▶ Data provided
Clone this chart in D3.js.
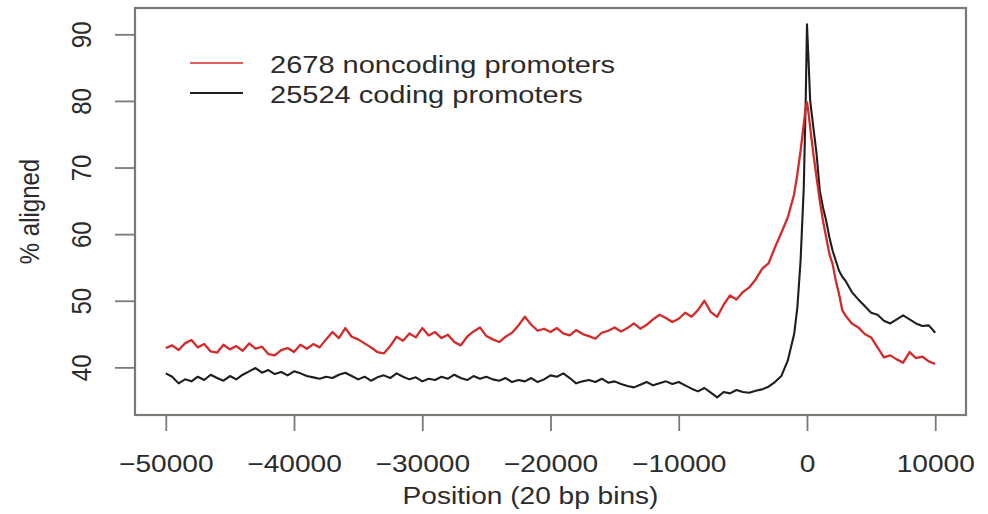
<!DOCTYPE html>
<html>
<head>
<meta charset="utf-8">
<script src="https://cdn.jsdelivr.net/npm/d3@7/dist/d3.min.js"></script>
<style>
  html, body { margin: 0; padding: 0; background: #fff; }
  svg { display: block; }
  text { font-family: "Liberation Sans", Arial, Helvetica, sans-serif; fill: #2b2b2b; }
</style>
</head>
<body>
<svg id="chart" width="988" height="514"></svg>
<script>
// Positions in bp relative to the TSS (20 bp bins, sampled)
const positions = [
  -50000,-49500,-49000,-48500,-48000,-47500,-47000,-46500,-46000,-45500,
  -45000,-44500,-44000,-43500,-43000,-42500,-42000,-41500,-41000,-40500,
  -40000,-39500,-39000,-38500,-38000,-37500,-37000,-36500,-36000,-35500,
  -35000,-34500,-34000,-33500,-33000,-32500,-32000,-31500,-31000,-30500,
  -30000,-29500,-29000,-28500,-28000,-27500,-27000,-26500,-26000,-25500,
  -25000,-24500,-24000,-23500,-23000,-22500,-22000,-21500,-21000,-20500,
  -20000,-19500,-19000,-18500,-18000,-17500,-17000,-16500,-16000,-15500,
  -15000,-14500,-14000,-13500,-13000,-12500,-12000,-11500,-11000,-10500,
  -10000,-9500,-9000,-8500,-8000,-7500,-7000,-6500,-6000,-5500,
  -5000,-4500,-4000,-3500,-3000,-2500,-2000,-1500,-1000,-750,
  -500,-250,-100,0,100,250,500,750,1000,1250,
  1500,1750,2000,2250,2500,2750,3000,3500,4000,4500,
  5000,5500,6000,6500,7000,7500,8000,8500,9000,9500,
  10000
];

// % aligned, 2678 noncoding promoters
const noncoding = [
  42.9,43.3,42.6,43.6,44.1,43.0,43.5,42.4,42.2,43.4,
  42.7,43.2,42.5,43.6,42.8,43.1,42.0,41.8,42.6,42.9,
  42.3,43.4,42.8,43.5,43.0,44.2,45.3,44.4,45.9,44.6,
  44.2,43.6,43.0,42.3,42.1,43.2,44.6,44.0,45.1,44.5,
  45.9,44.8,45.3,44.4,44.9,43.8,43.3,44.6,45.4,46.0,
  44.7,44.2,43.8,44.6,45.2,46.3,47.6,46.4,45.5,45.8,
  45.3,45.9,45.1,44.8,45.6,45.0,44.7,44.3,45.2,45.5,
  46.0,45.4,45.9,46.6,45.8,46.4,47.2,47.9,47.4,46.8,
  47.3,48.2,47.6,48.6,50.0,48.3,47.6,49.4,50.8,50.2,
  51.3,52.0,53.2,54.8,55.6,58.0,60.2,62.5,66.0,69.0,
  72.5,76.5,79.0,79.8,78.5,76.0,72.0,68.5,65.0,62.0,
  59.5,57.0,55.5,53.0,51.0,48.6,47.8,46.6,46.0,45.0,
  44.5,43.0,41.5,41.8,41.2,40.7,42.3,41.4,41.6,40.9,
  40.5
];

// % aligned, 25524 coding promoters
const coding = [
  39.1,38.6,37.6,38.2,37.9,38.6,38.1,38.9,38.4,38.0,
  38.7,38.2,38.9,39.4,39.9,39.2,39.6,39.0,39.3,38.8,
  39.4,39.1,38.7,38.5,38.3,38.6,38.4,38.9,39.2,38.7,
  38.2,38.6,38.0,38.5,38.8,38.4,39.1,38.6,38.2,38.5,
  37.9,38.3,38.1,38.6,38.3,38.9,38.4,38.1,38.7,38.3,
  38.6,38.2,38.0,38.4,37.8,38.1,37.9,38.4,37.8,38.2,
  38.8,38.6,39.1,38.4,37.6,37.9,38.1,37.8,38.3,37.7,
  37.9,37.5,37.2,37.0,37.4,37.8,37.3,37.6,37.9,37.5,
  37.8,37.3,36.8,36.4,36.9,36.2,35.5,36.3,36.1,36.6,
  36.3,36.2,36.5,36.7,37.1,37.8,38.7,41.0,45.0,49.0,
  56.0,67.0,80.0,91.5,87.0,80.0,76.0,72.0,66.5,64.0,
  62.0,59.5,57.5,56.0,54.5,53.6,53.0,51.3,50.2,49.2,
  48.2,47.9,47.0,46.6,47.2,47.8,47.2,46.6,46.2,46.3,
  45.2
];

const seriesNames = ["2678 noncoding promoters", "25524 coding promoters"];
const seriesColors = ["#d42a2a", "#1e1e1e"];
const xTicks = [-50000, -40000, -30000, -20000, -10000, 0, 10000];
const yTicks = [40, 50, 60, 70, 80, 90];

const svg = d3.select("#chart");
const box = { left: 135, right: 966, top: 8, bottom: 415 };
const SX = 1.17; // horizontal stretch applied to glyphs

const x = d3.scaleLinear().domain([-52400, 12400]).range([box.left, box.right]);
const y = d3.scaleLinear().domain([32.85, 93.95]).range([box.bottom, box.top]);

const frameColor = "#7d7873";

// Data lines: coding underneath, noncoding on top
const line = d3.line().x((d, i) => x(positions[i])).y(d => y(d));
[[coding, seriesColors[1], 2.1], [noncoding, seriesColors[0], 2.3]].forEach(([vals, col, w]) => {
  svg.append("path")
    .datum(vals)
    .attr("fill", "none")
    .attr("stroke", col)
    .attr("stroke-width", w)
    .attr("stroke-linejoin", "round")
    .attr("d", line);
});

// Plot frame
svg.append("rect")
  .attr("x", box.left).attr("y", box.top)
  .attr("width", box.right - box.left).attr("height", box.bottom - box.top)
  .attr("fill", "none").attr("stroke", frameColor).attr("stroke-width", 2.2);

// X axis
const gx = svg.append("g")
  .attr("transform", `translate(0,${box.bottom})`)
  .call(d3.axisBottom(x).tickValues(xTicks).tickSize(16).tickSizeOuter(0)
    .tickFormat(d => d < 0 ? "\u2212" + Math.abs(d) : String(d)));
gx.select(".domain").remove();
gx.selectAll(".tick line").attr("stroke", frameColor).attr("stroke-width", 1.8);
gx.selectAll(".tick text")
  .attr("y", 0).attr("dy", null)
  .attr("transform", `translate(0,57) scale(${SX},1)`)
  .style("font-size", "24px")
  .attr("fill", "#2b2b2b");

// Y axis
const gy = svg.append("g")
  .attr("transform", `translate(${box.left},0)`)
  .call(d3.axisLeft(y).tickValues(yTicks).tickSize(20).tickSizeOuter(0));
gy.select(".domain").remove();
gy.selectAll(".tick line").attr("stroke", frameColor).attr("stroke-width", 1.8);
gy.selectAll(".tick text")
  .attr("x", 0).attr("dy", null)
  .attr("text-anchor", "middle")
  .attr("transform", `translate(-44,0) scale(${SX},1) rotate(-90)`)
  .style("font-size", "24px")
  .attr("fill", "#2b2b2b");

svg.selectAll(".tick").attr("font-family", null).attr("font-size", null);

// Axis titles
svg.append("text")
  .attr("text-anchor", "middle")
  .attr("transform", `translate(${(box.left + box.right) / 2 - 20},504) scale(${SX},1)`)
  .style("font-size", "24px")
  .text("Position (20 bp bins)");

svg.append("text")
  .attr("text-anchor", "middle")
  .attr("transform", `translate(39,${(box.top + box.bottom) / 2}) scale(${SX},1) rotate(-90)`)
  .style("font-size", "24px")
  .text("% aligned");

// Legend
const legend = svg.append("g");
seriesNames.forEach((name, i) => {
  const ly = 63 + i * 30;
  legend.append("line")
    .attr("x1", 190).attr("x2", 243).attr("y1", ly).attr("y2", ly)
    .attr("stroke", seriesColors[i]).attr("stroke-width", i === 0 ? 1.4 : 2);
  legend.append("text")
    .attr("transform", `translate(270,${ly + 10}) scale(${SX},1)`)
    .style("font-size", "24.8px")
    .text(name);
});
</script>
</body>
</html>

▶ Task description
Restate the listing above word for word, and skip the pictures.

▶ Task result
Clone this chart in D3.js.
<!DOCTYPE html>
<html>
<head>
<meta charset="utf-8">
<script src="https://cdn.jsdelivr.net/npm/d3@7/dist/d3.min.js"></script>
<style>
  html, body { margin: 0; padding: 0; background: #fff; }
  svg { display: block; }
  text { font-family: "Liberation Sans", Arial, Helvetica, sans-serif; fill: #2b2b2b; }
</style>
</head>
<body>
<svg id="chart" width="988" height="514"></svg>
<script>
// Positions in bp relative to the TSS (20 bp bins, sampled)
const positions = [
  -50000,-49500,-49000,-48500,-48000,-47500,-47000,-46500,-46000,-45500,
  -45000,-44500,-44000,-43500,-43000,-42500,-42000,-41500,-41000,-40500,
  -40000,-39500,-39000,-38500,-38000,-37500,-37000,-36500,-36000,-35500,
  -35000,-34500,-34000,-33500,-33000,-32500,-32000,-31500,-31000,-30500,
  -30000,-29500,-29000,-28500,-28000,-27500,-27000,-26500,-26000,-25500,
  -25000,-24500,-24000,-23500,-23000,-22500,-22000,-21500,-21000,-20500,
  -20000,-19500,-19000,-18500,-18000,-17500,-17000,-16500,-16000,-15500,
  -15000,-14500,-14000,-13500,-13000,-12500,-12000,-11500,-11000,-10500,
  -10000,-9500,-9000,-8500,-8000,-7500,-7000,-6500,-6000,-5500,
  -5000,-4500,-4000,-3500,-3000,-2500,-2000,-1500,-1000,-750,
  -500,-250,-100,0,100,250,500,750,1000,1250,
  1500,1750,2000,2250,2500,2750,3000,3500,4000,4500,
  5000,5500,6000,6500,7000,7500,8000,8500,9000,9500,
  10000
];

// % aligned, 2678 noncoding promoters
const noncoding = [
  42.9,43.3,42.6,43.6,44.1,43.0,43.5,42.4,42.2,43.4,
  42.7,43.2,42.5,43.6,42.8,43.1,42.0,41.8,42.6,42.9,
  42.3,43.4,42.8,43.5,43.0,44.2,45.3,44.4,45.9,44.6,
  44.2,43.6,43.0,42.3,42.1,43.2,44.6,44.0,45.1,44.5,
  45.9,44.8,45.3,44.4,44.9,43.8,43.3,44.6,45.4,46.0,
  44.7,44.2,43.8,44.6,45.2,46.3,47.6,46.4,45.5,45.8,
  45.3,45.9,45.1,44.8,45.6,45.0,44.7,44.3,45.2,45.5,
  46.0,45.4,45.9,46.6,45.8,46.4,47.2,47.9,47.4,46.8,
  47.3,48.2,47.6,48.6,50.0,48.3,47.6,49.4,50.8,50.2,
  51.3,52.0,53.2,54.8,55.6,58.0,60.2,62.5,66.0,69.0,
  72.5,76.5,79.0,79.8,78.5,76.0,72.0,68.5,65.0,62.0,
  59.5,57.0,55.5,53.0,51.0,48.6,47.8,46.6,46.0,45.0,
  44.5,43.0,41.5,41.8,41.2,40.7,42.3,41.4,41.6,40.9,
  40.5
];

// % aligned, 25524 coding promoters
const coding = [
  39.1,38.6,37.6,38.2,37.9,38.6,38.1,38.9,38.4,38.0,
  38.7,38.2,38.9,39.4,39.9,39.2,39.6,39.0,39.3,38.8,
  39.4,39.1,38.7,38.5,38.3,38.6,38.4,38.9,39.2,38.7,
  38.2,38.6,38.0,38.5,38.8,38.4,39.1,38.6,38.2,38.5,
  37.9,38.3,38.1,38.6,38.3,38.9,38.4,38.1,38.7,38.3,
  38.6,38.2,38.0,38.4,37.8,38.1,37.9,38.4,37.8,38.2,
  38.8,38.6,39.1,38.4,37.6,37.9,38.1,37.8,38.3,37.7,
  37.9,37.5,37.2,37.0,37.4,37.8,37.3,37.6,37.9,37.5,
  37.8,37.3,36.8,36.4,36.9,36.2,35.5,36.3,36.1,36.6,
  36.3,36.2,36.5,36.7,37.1,37.8,38.7,41.0,45.0,49.0,
  56.0,67.0,80.0,91.5,87.0,80.0,76.0,72.0,66.5,64.0,
  62.0,59.5,57.5,56.0,54.5,53.6,53.0,51.3,50.2,49.2,
  48.2,47.9,47.0,46.6,47.2,47.8,47.2,46.6,46.2,46.3,
  45.2
];

const seriesNames = ["2678 noncoding promoters", "25524 coding promoters"];
const seriesColors = ["#d42a2a", "#1e1e1e"];
const xTicks = [-50000, -40000, -30000, -20000, -10000, 0, 10000];
const yTicks = [40, 50, 60, 70, 80, 90];

const svg = d3.select("#chart");
const box = { left: 135, right: 966, top: 8, bottom: 415 };
const SX = 1.17; // horizontal stretch applied to glyphs

const x = d3.scaleLinear().domain([-52400, 12400]).range([box.left, box.right]);
const y = d3.scaleLinear().domain([32.85, 93.95]).range([box.bottom, box.top]);

const frameColor = "#7d7873";

// Data lines: coding underneath, noncoding on top
const line = d3.line().x((d, i) => x(positions[i])).y(d => y(d));
[[coding, seriesColors[1], 2.1], [noncoding, seriesColors[0], 2.3]].forEach(([vals, col, w]) => {
  svg.append("path")
    .datum(vals)
    .attr("fill", "none")
    .attr("stroke", col)
    .attr("stroke-width", w)
    .attr("stroke-linejoin", "round")
    .attr("d", line);
});

// Plot frame
svg.append("rect")
  .attr("x", box.left).attr("y", box.top)
  .attr("width", box.right - box.left).attr("height", box.bottom - box.top)
  .attr("fill", "none").attr("stroke", frameColor).attr("stroke-width", 2.2);

// X axis
const gx = svg.append("g")
  .attr("transform", `translate(0,${box.bottom})`)
  .call(d3.axisBottom(x).tickValues(xTicks).tickSize(16).tickSizeOuter(0)
    .tickFormat(d => d < 0 ? "\u2212" + Math.abs(d) : String(d)));
gx.select(".domain").remove();
gx.selectAll(".tick line").attr("stroke", frameColor).attr("stroke-width", 1.8);
gx.selectAll(".tick text")
  .attr("y", 0).attr("dy", null)
  .attr("transform", `translate(0,57) scale(${SX},1)`)
  .style("font-size", "24px")
  .attr("fill", "#2b2b2b");

// Y axis
const gy = svg.append("g")
  .attr("transform", `translate(${box.left},0)`)
  .call(d3.axisLeft(y).tickValues(yTicks).tickSize(20).tickSizeOuter(0));
gy.select(".domain").remove();
gy.selectAll(".tick line").attr("stroke", frameColor).attr("stroke-width", 1.8);
gy.selectAll(".tick text")
  .attr("x", 0).attr("dy", null)
  .attr("text-anchor", "middle")
  .attr("transform", `translate(-44,0) scale(${SX},1) rotate(-90)`)
  .style("font-size", "24px")
  .attr("fill", "#2b2b2b");

svg.selectAll(".tick").attr("font-family", null).attr("font-size", null);

// Axis titles
svg.append("text")
  .attr("text-anchor", "middle")
  .attr("transform", `translate(${(box.left + box.right) / 2 - 20},504) scale(${SX},1)`)
  .style("font-size", "24px")
  .text("Position (20 bp bins)");

svg.append("text")
  .attr("text-anchor", "middle")
  .attr("transform", `translate(39,${(box.top + box.bottom) / 2}) scale(${SX},1) rotate(-90)`)
  .style("font-size", "24px")
  .text("% aligned");

// Legend
const legend = svg.append("g");
seriesNames.forEach((name, i) => {
  const ly = 63 + i * 30;
  legend.append("line")
    .attr("x1", 190).attr("x2", 243).attr("y1", ly).attr("y2", ly)
    .attr("stroke", seriesColors[i]).attr("stroke-width", i === 0 ? 1.4 : 2);
  legend.append("text")
    .attr("transform", `translate(270,${ly + 10}) scale(${SX},1)`)
    .style("font-size", "24.8px")
    .text(name);
});
</script>
</body>
</html>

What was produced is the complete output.